◆ What you have to do:
Quote the data exactly, first line to the line containing "import seaborn as sns", with no pictures.

--- start ---

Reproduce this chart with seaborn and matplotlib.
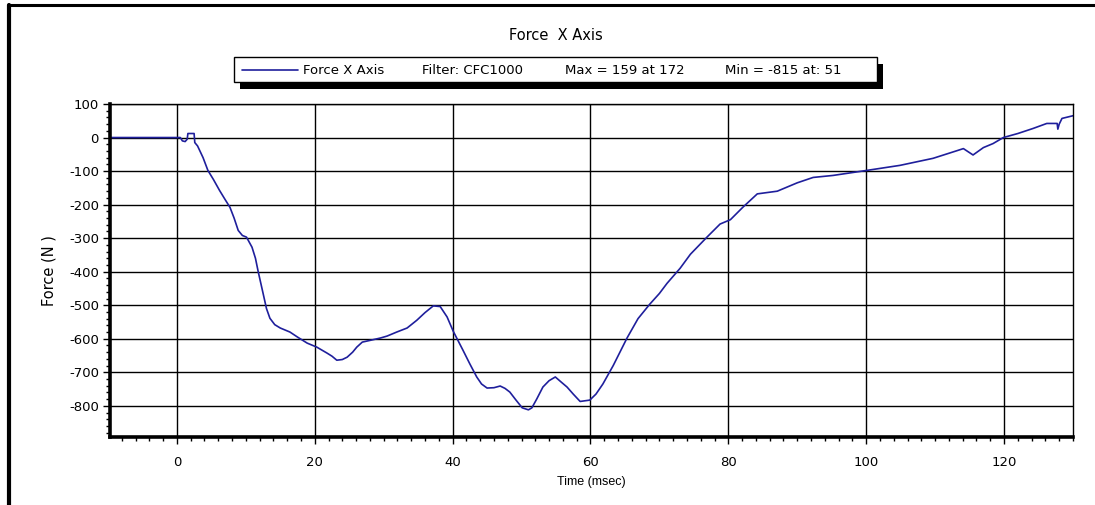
#!/usr/bin/env python3
import matplotlib
matplotlib.use("Agg")
import matplotlib.pyplot as plt
from matplotlib.lines import Line2D
from matplotlib.patches import Rectangle
from matplotlib.ticker import MultipleLocator
import pandas as pd
import seaborn as sns

# values
time_ms = [
    -10, 0.5, 0.8, 1.2, 1.5, 1.6, 2.5, 2.6, 3.0, 3.8, 4.5, 5.3, 6.2, 7.0, 7.7,
    8.3, 8.9, 9.5, 10.1, 10.9, 11.4, 11.8, 12.5, 13.0, 13.5, 14.2, 15.0, 16.4,
    17.5, 18.9, 20.3, 21.8, 22.5, 23.2, 24.0, 24.7, 25.5, 26.1, 26.9, 28.0,
    29.5, 30.5, 31.9, 33.4, 34.8, 36.0, 37.2, 38.2, 39.2, 40.1, 41.5, 42.5,
    43.5, 44.2, 45.0, 46.0, 46.9, 47.6, 48.3, 49.2, 50.1, 51.0, 51.5, 52.2,
    53.1, 54.0, 54.9, 55.8, 56.6, 57.5, 58.5, 59.9, 60.8, 61.8, 63.3, 65.3,
    66.9, 68.6, 70.0, 71.1, 73.0, 74.5, 76.9, 78.8, 80.3, 82.1, 84.2, 87.1,
    90.0, 92.3, 95.2, 100.1, 104.9, 109.7, 113.2, 114.1, 115.5, 117.0, 118.4,
    119.9, 122.0, 124.2, 126.2, 127.7, 127.8, 128.0, 128.4, 130.0,
]
force_n = [
    0, 0, -10, -12, -5, 12, 12, -15, -25, -60, -98, -125, -158, -185, -208,
    -240, -277, -292, -297, -327, -360, -400, -464, -510, -539, -558, -568, -580,
    -595, -613, -625, -643, -652, -664, -662, -655, -640, -625, -610, -605,
    -598, -592, -580, -568, -545, -522, -502, -504, -535, -578, -634, -675,
    -714, -735, -747, -746, -741, -748, -759, -783, -806, -812, -806, -780,
    -744, -725, -714, -730, -744, -765, -787, -783, -765, -735, -680, -598,
    -540, -497, -465, -435, -390, -348, -297, -258, -245, -208, -168, -160,
    -135, -119, -113, -98, -83, -62, -39, -33, -52, -30, -18,
    0, 12, 27, 42, 42, 25, 40, 57, 65,
]
legend_items = ["Force X Axis", "Filter: CFC1000", "Max = 159 at 172",
                "Min = -815 at: 51"]

W, H = 1095, 505
LINE_COLOR = "#1f1f9c"


def fx(px):
    return px / W


def fy(py):
    return 1 - py / H


df = pd.DataFrame({"time": time_ms, "force": force_n})

sns.set_style("white")
plt.rcParams["font.family"] = ["DejaVu Sans"]
plt.rcParams["axes.unicode_minus"] = False
plt.rcParams["text.color"] = "black"
plt.rcParams["axes.labelcolor"] = "black"

fig = plt.figure(figsize=(W / 100, H / 100), dpi=100)
ax = fig.add_axes([fx(110), fy(437), fx(1073) - fx(110), fy(104) - fy(437)])

sns.lineplot(data=df, x="time", y="force", ax=ax, color=LINE_COLOR,
             linewidth=1.2, sort=False, estimator=None, legend=False)

ax.set_xlim(-9.7, 130)
ax.set_ylim(-893, 100)
ax.xaxis.set_major_locator(MultipleLocator(20))
ax.xaxis.set_minor_locator(MultipleLocator(2))
ax.yaxis.set_minor_locator(MultipleLocator(20))
ax.set_yticks(range(-800, 101, 100))
ax.grid(True, which="major", color="black", linewidth=1.0)
ax.tick_params(which="both", direction="out", colors="black", labelsize=9.5,
               bottom=True, left=True)
ax.tick_params(which="major", length=5, width=1, pad=3)
ax.tick_params(which="minor", length=3, width=1)
ax.tick_params(axis="x", which="major", pad=9)

for side in ("left", "bottom"):
    ax.spines[side].set_linewidth(2.6)
for side in ("top", "right"):
    ax.spines[side].set_linewidth(1.0)
for sp in ax.spines.values():
    sp.set_color("black")

ax.set_xlabel("Time (msec)", fontsize=9, family="Liberation Sans", labelpad=5)
ax.set_ylabel("Force (N )", fontsize=10.5, labelpad=9)
fig.text(fx(556), fy(35), "Force  X Axis", ha="center", va="center",
         fontsize=10.5)

# legend box with black drop shadow
fig.add_artist(Rectangle((fx(240), fy(89)), fx(643), fy(57) - fy(82),
                         transform=fig.transFigure, facecolor="black",
                         edgecolor="none", zorder=3))
fig.add_artist(Rectangle((fx(234), fy(82)), fx(643), fy(57) - fy(82),
                         transform=fig.transFigure, facecolor="white",
                         edgecolor="black", linewidth=1.0, zorder=4))
fig.add_artist(Line2D([fx(242), fx(298)], [fy(70), fy(70)],
                      transform=fig.transFigure, color=LINE_COLOR,
                      linewidth=1.2, zorder=5))
for label, left in zip(legend_items, [303, 422, 565, 725]):
    fig.text(fx(left), fy(70), label, ha="left", va="center", fontsize=9.5,
             zorder=5)

# outer frame (top and left edges)
fig.add_artist(Line2D([0.0085, 0.0085], [0.0, 0.99], transform=fig.transFigure,
                      color="black", linewidth=3))
fig.add_artist(Line2D([0.007, 1.0], [0.99, 0.99], transform=fig.transFigure,
                      color="black", linewidth=2.2))

fig.savefig("out.png", dpi=100)
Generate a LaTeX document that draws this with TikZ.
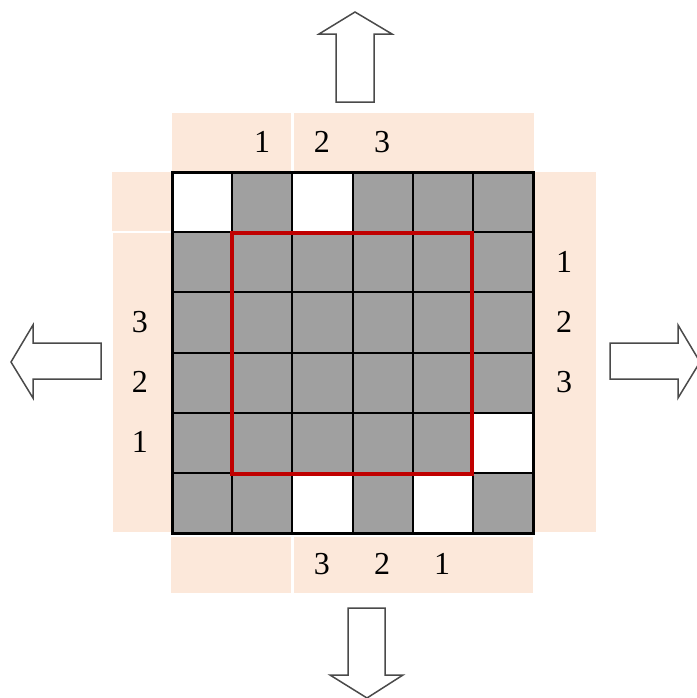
\documentclass[tikz,border=0pt]{standalone}
\usepackage{fontspec}
\setmainfont{Liberation Serif}
\usetikzlibrary{calc}
\definecolor{peach}{HTML}{FCE8DA}
\definecolor{cellgray}{HTML}{A0A0A0}
\definecolor{frame}{HTML}{C00000}
\definecolor{outline}{HTML}{4A4A4A}

\begin{document}
\begin{tikzpicture}[x=0.5pt, y=-0.5pt,
    digit/.style={font=\fontsize{16}{18}\selectfont, inner sep=0pt},
    bigarrow/.style={draw=outline, fill=white, line width=0.75pt, line join=miter}]
  \useasboundingbox (0,0) rectangle (697,698);
  % shaded bands round the board
  \foreach \xa/\ya/\xb/\yb in {172/113/291/171, 294/113/534/171,
      112/172/172/231, 113/233/172/532, 535/172/596/532,
      171/537/291/593, 294/537/533/593} {
    \fill[peach] (\xa,\ya) rectangle (\xb,\yb);
  }
  % board
  \foreach \i in {0,...,5} {
    \foreach \j in {0,...,5} {
      \fill[cellgray, draw=black, line width=1pt]
        (172+60.17*\i, 172+60.17*\j) rectangle ++(60.17,60.17);
    }
  }
  \foreach \i/\j in {0/0, 2/0, 5/4, 2/5, 4/5} {
    \fill[white, draw=black, line width=1pt]
      (172+60.17*\i, 172+60.17*\j) rectangle ++(60.17,60.17);
  }
  \draw[line width=1.5pt] (172,172) rectangle (533,533);
  \draw[frame, line width=2pt] (232,233) rectangle (472,474);
  % labels
  \foreach \n/\x in {1/262, 2/322, 3/382} {
    \node[digit] (t\n) at (\x,142) {\n};
  }
  \foreach \n/\y in {3/322, 2/382, 1/442} {
    \node[digit] (l\n) at (140,\y) {\n};
  }
  \foreach \n/\y in {1/262, 2/322, 3/382} {
    \node[digit] (r\n) at (564,\y) {\n};
  }
  \foreach \n/\x in {3/322, 2/382, 1/442} {
    \node[digit] (b\n) at (\x,564) {\n};
  }
  % block arrows
  \draw[bigarrow] (336,102) -- (336,34) -- (319,34) -- (355,12) -- (392,34)
    -- (374,34) -- (374,102) -- cycle;
  \draw[bigarrow] (348,608) -- (385,608) -- (385,675) -- (403,675) -- (367,698)
    -- (330,675) -- (348,675) -- cycle;
  \draw[bigarrow] (101,343) -- (33,343) -- (33,325) -- (11,362) -- (33,398)
    -- (33,379) -- (101,379) -- cycle;
  \draw[bigarrow] (610,343) -- (678,343) -- (678,325) -- (700,362) -- (678,398)
    -- (678,379) -- (610,379) -- cycle;
\end{tikzpicture}
\end{document}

--- end ---

◆ Problem solution:
Reproduce this chart with seaborn and matplotlib.
#!/usr/bin/env python3
import matplotlib
matplotlib.use("Agg")
import matplotlib.pyplot as plt
from matplotlib.lines import Line2D
from matplotlib.patches import Rectangle
from matplotlib.ticker import MultipleLocator
import pandas as pd
import seaborn as sns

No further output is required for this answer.